Qual è il vero significato della Pace nell’affresco del Buon Governo?
Si tratta di un interrogativo tutt’altro che marginale, profondamente attuale, che non coinvolge solo filosofi e teorici, ma anche le forze politiche e i leader responsabili delle decisioni che modellano il destino delle nazioni. Nell’opera di Ambrogio Lorenzetti, la Pace non è il risultato di un compromesso né di un accordo tra parti in conflitto. Al contrario, è una pace imposta con la forza, raggiunta attraverso la sconfitta totale e, talvolta, l’annientamento del nemico. Non nasce dal dialogo o dalla mediazione, ma dalla supremazia militare che elimina ogni possibilità di resistenza o contestazione.
La Pax è inscindibilmente legata alla Fortitudo, simbolo di forza e determinazione bellica. Non si basa sulla coesistenza con l’avversario, ma sulla sua eliminazione come soggetto politico e militare.

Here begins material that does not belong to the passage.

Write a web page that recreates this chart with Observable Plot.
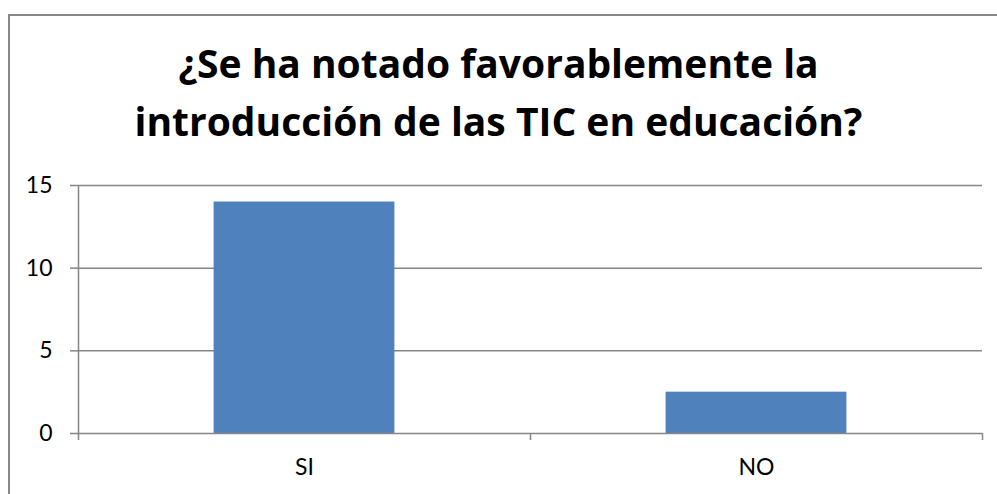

In questa prospettiva, la pace non è un fragile equilibrio tra forze opposte, bensì l’esito definitivo della vittoria e della dominazione.
Oppure, al contrario, la Pace è possibile solo rinunciando alla Forza?
Forse il cumulo di armi riposto sotto il cuscino della figura femminile che la incarna non è solo un segno del suo passato guerriero, ma il simbolo di una scelta consapevole: un addio alle armi in favore del negoziato e della diplomazia. Se così fosse, quale ruolo avrebbe in questo scenario il concetto di deterrenza? L’equilibrio delle forze in campo sarebbe davvero una garanzia di stabilità o solo una tregua precaria fondata sulla paura reciproca? E infine, è davvero un’utopia il concetto kantiano della Pace perpetua, o può ancora rappresentare un orizzonte concreto verso cui tendere? Oggi, al momento e al di là della “verità” storica quale interpretazione dare (B. Croce)?